Maputo: The death toll from a cholera epidemic in Mozambique that broke out after widespread flooding has risen by almost 50 per cent in two weeks to 41, health officials said on Monday.

And the number of new cholera infections has more than doubled over the past fortnight.

Ministry of Health spokesman Quinhas Fernandes said “4,518 cases of cholera and 41 deaths have been recorded since December 25, 2014”.

Authorities said the hardest-hit region is the coal-rich western Tete province, which borders Zimbabwe and Malawi.

Although Tete was not affected by recent floods, its capital city alone has recorded more than 1,500 cases over the past two months, and the pace of infections is quickening there, while elsewhere it is stabilising.

Mozambique regularly suffers outbreaks of cholera and diarrhoea during its summer rainy season, which stretches from October to March.

This year, heavy rains and floods that hit the country between December and January killed 158 people and affected 170,000, hastening the spread of cholera.

Mozambique’s deadliest floods were in 2000, when an estimated 800 people were killed.

Mozambique officials declared an emergency for central and northern Mozambique on January 12 after flooding surpassed the government’s capacity to respond to the situation.
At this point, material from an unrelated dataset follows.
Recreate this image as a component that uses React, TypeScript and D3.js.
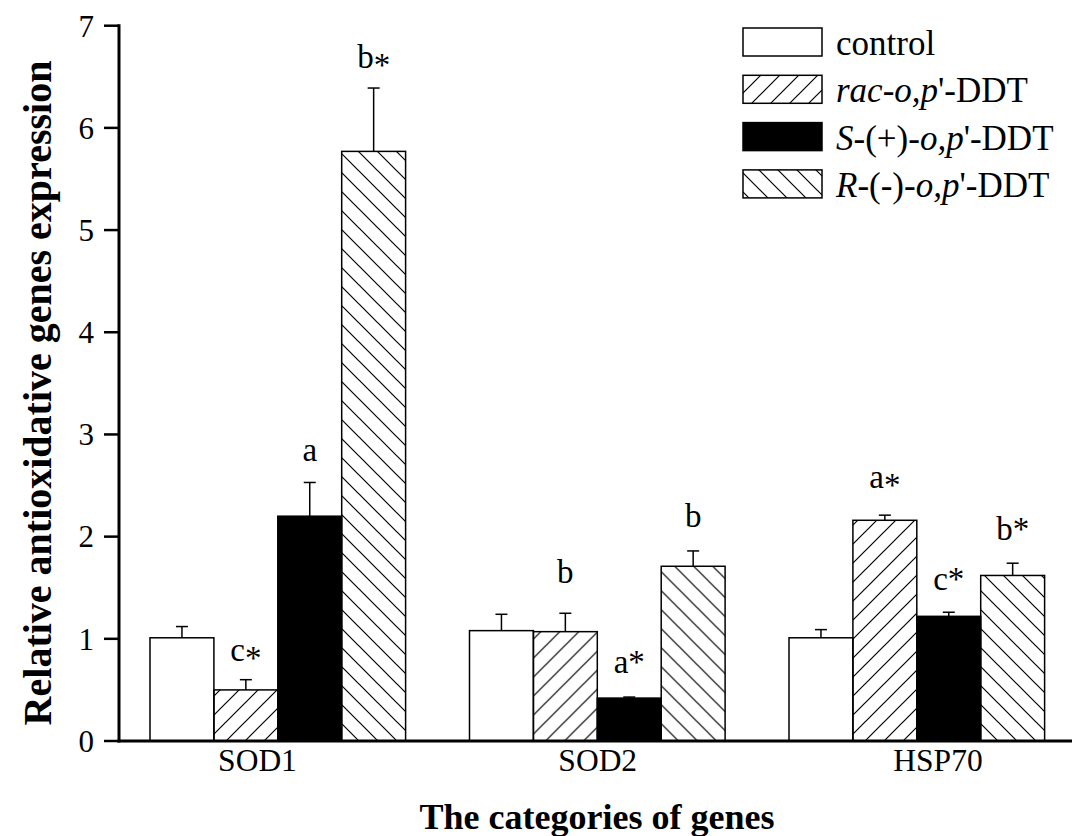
import React from "react";
import * as d3 from "d3";

const categories = ["SOD1", "SOD2", "HSP70"];
const seriesKeys = ["control", "rac", "S", "R"];

const controlMeans = [1.01, 1.08, 1.01];
const controlErr = [0.11, 0.16, 0.08];
const racMeans = [0.5, 1.07, 2.16];
const racErr = [0.1, 0.18, 0.05];
const sMeans = [2.2, 0.42, 1.22];
const sErr = [0.33, 0.01, 0.04];
const rMeans = [5.77, 1.71, 1.62];
const rErr = [0.62, 0.15, 0.12];

// "∗" marks a lowered asterisk, "*" a normal one
const controlSig = ["", "", ""];
const racSig = ["c∗", "b", "a∗"];
const sSig = ["a", "a*", "c*"];
const rSig = ["b∗", "b", "b*"];

// vertical position (in data units) of the significance letters' baselines
const controlSigY = [0, 0, 0];
const racSigY = [0.78, 1.55, 2.48];
const sSigY = [2.74, 0.67, 1.48];
const rSigY = [6.59, 2.09, 1.97];

const yTicks = [0, 1, 2, 3, 4, 5, 6, 7];

const W = 1072;
const H = 836;
const FONT = "'Liberation Serif', 'Times New Roman', serif";

const series = [
  { key: "control", means: controlMeans, err: controlErr, sig: controlSig, sigY: controlSigY, fill: "#fff" },
  { key: "rac", means: racMeans, err: racErr, sig: racSig, sigY: racSigY, fill: "url(#hatchFwd)" },
  { key: "S", means: sMeans, err: sErr, sig: sSig, sigY: sSigY, fill: "#000" },
  { key: "R", means: rMeans, err: rErr, sig: rSig, sigY: rSigY, fill: "url(#hatchBack)" },
];

function SigText({ x, y, label }: { x: number; y: number; label: string }) {
  if (!label) return null;
  const letter = label[0];
  const star = label.slice(1);
  return (
    <text x={x} y={y} textAnchor="middle" fontFamily={FONT} fontSize={33}>
      <tspan>{letter}</tspan>
      {star === "∗" && <tspan dy={8}>*</tspan>}
      {star === "*" && <tspan>*</tspan>}
    </text>
  );
}

export default function App() {
  const axisX = 119;
  const baseY = 741;
  const topY = 25.7;

  const y = d3.scaleLinear().domain([0, 7]).range([baseY, topY]);
  const x0 = d3
    .scaleBand<string>()
    .domain(categories)
    .range([axisX, 1075.6])
    .paddingInner(0.2)
    .paddingOuter(0.097);
  const x1 = d3.scaleBand<string>().domain(seriesKeys).range([0, x0.bandwidth()]);
  const tickX = d3.scalePoint<string>().domain(categories).range([257.5, 938]);

  const legendItems = [
    { key: "control", fill: "#fff" },
    { key: "rac", fill: "url(#hatchFwd)" },
    { key: "S", fill: "#000" },
    { key: "R", fill: "url(#hatchBack)" },
  ];
  const legendX = 743;
  const legendY0 = 28;
  const legendStep = 47.3;

  const legendLabel = (k: string) => {
    if (k === "control") return <tspan>control</tspan>;
    if (k === "rac")
      return (
        <>
          <tspan fontStyle="italic">rac</tspan>
          <tspan>-</tspan>
          <tspan fontStyle="italic">o,p</tspan>
          <tspan>'-DDT</tspan>
        </>
      );
    if (k === "S")
      return (
        <>
          <tspan fontStyle="italic">S</tspan>
          <tspan>-(+)-</tspan>
          <tspan fontStyle="italic">o,p</tspan>
          <tspan>'-DDT</tspan>
        </>
      );
    return (
      <>
        <tspan fontStyle="italic">R</tspan>
        <tspan>-(-)-</tspan>
        <tspan fontStyle="italic">o,p</tspan>
        <tspan>'-DDT</tspan>
      </>
    );
  };

  return (
    <svg
      width={W}
      height={H}
      viewBox={`0 0 ${W} ${H}`}
      style={{ position: "absolute", left: 0, top: 0, background: "#fff" }}
    >
      <defs>
        <pattern id="hatchFwd" patternUnits="userSpaceOnUse" width={19} height={19}>
          <path d="M0,19 L19,0 M-5,5 L5,-5 M14,24 L24,14" stroke="#000" strokeWidth={1.2} />
        </pattern>
        <pattern id="hatchBack" patternUnits="userSpaceOnUse" width={19} height={19}>
          <path d="M0,0 L19,19 M-5,14 L5,24 M14,-5 L24,5" stroke="#000" strokeWidth={1.2} />
        </pattern>
      </defs>
      <rect x={0} y={0} width={W} height={H} fill="#fff" />

      {/* bars */}
      {categories.map((c, ci) => (
        <g key={c} transform={`translate(${x0(c)},0)`}>
          {series.map((s) => {
            const bx = x1(s.key)!;
            const bw = x1.bandwidth();
            const top = y(s.means[ci]);
            const errTop = y(s.means[ci] + s.err[ci]);
            const cx = bx + bw / 2;
            return (
              <g key={s.key}>
                <line x1={cx} x2={cx} y1={top} y2={errTop} stroke="#000" strokeWidth={1.5} />
                <line x1={cx - 6} x2={cx + 6} y1={errTop} y2={errTop} stroke="#000" strokeWidth={1.5} />
                <rect
                  x={bx}
                  y={top}
                  width={bw}
                  height={baseY - top}
                  fill={s.fill}
                  stroke="#000"
                  strokeWidth={1.5}
                />
                <SigText x={cx} y={y(s.sigY[ci])} label={s.sig[ci]} />
              </g>
            );
          })}
        </g>
      ))}

      {/* y axis */}
      <line x1={axisX} x2={axisX} y1={topY - 1.5} y2={baseY + 1.5} stroke="#000" strokeWidth={3} />
      {yTicks.map((t) => (
        <g key={t}>
          <line x1={axisX - 15} x2={axisX} y1={y(t)} y2={y(t)} stroke="#000" strokeWidth={2.5} />
          <text x={94} y={y(t)} dy="0.35em" textAnchor="end" fontFamily={FONT} fontSize={31}>
            {t}
          </text>
        </g>
      ))}

      {/* x axis */}
      <line x1={axisX - 1.5} x2={W} y1={baseY} y2={baseY} stroke="#000" strokeWidth={3} />
      {categories.map((c) => (
        <text key={c} x={tickX(c)} y={771} textAnchor="middle" fontFamily={FONT} fontSize={31.5}>
          {c}
        </text>
      ))}

      {/* axis titles */}
      <text x={597} y={829} textAnchor="middle" fontFamily={FONT} fontWeight="bold" fontSize={36}>
        The categories of genes
      </text>
      <text
        transform={`translate(51,${393}) rotate(-90)`}
        textAnchor="middle"
        fontFamily={FONT}
        fontWeight="bold"
        fontSize={40}
      >
        Relative antioxidative genes expression
      </text>

      {/* legend */}
      {legendItems.map((it, i) => {
        const ly = legendY0 + i * legendStep;
        return (
          <g key={it.key}>
            <rect x={legendX} y={ly} width={79} height={28} fill={it.fill} stroke="#000" strokeWidth={1.5} />
            <text x={836} y={ly + 27} fontFamily={FONT} fontSize={35}>
              {legendLabel(it.key)}
            </text>
          </g>
        );
      })}
    </svg>
  );
}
The Contingency Plan is the Government of Mozambique’s standing emergency preparedness and response arrangement and explicitly includes the role and contributions of the HCT. When the institutional Red Alert was issued, the government requested that HCT assistance is activated and that HCT mobilise necessary support from humanitarian actors and development partners. This Response and Recovery Proposal is in response to that request.

More than 50,000 internally displaced (IDPs), were affected by flooding mainly in Zambezia, Nampula and Niassa provinces.

Significant damage to infrastructure, including bridges and roads, is making access to affected districts — in Zambezia in particular — and delivery of immediate life-saving assistance an enormous challenge for the GoM through the National Institute for Disaster Management (INGC) and the humanitarian partners.